Task prompt: Type out the complete listing below word for word, without its pictures.
----------------
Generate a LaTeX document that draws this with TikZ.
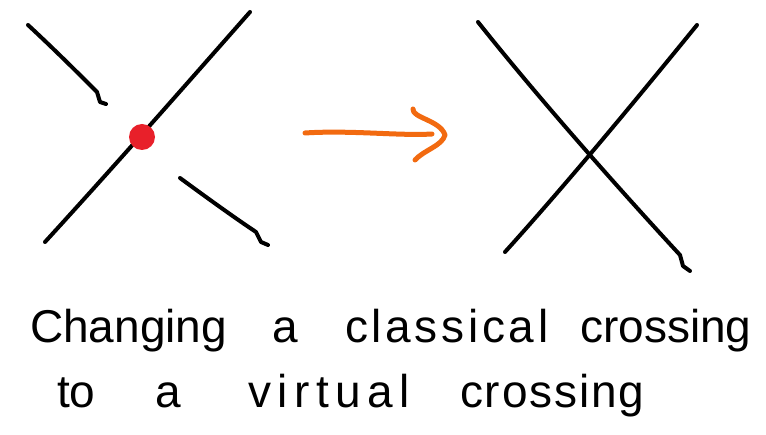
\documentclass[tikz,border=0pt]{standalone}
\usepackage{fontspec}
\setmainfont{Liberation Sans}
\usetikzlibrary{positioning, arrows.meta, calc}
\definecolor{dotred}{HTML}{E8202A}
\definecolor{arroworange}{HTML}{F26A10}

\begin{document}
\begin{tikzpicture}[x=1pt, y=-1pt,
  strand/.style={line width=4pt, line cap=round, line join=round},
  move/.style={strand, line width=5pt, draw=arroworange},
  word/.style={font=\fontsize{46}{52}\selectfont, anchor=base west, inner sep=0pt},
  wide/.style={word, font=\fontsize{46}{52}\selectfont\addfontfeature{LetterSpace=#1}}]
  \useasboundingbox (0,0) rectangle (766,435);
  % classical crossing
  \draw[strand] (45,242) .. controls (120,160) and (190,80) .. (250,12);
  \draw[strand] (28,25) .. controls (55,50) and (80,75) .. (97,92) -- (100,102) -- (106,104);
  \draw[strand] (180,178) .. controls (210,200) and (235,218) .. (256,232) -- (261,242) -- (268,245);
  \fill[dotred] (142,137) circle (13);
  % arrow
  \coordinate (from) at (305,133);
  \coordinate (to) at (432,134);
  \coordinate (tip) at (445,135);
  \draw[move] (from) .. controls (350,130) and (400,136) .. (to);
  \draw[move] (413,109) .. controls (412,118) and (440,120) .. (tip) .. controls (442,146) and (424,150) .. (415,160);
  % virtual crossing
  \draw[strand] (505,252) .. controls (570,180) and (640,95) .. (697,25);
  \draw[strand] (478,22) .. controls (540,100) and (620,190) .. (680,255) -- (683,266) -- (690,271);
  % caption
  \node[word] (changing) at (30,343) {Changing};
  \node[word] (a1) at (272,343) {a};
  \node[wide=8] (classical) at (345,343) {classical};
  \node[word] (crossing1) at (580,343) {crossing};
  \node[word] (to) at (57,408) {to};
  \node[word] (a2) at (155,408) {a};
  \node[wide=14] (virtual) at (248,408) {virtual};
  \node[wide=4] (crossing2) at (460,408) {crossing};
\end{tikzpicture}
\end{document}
----------------
Correct response:
Generate a LaTeX document that draws this with TikZ.
\documentclass[tikz,border=0pt]{standalone}
\usepackage{fontspec}
\setmainfont{Liberation Sans}
\usetikzlibrary{positioning, arrows.meta, calc}
\definecolor{dotred}{HTML}{E8202A}
\definecolor{arroworange}{HTML}{F26A10}

\begin{document}
\begin{tikzpicture}[x=1pt, y=-1pt,
  strand/.style={line width=4pt, line cap=round, line join=round},
  move/.style={strand, line width=5pt, draw=arroworange},
  word/.style={font=\fontsize{46}{52}\selectfont, anchor=base west, inner sep=0pt},
  wide/.style={word, font=\fontsize{46}{52}\selectfont\addfontfeature{LetterSpace=#1}}]
  \useasboundingbox (0,0) rectangle (766,435);
  % classical crossing
  \draw[strand] (45,242) .. controls (120,160) and (190,80) .. (250,12);
  \draw[strand] (28,25) .. controls (55,50) and (80,75) .. (97,92) -- (100,102) -- (106,104);
  \draw[strand] (180,178) .. controls (210,200) and (235,218) .. (256,232) -- (261,242) -- (268,245);
  \fill[dotred] (142,137) circle (13);
  % arrow
  \coordinate (from) at (305,133);
  \coordinate (to) at (432,134);
  \coordinate (tip) at (445,135);
  \draw[move] (from) .. controls (350,130) and (400,136) .. (to);
  \draw[move] (413,109) .. controls (412,118) and (440,120) .. (tip) .. controls (442,146) and (424,150) .. (415,160);
  % virtual crossing
  \draw[strand] (505,252) .. controls (570,180) and (640,95) .. (697,25);
  \draw[strand] (478,22) .. controls (540,100) and (620,190) .. (680,255) -- (683,266) -- (690,271);
  % caption
  \node[word] (changing) at (30,343) {Changing};
  \node[word] (a1) at (272,343) {a};
  \node[wide=8] (classical) at (345,343) {classical};
  \node[word] (crossing1) at (580,343) {crossing};
  \node[word] (to) at (57,408) {to};
  \node[word] (a2) at (155,408) {a};
  \node[wide=14] (virtual) at (248,408) {virtual};
  \node[wide=4] (crossing2) at (460,408) {crossing};
\end{tikzpicture}
\end{document}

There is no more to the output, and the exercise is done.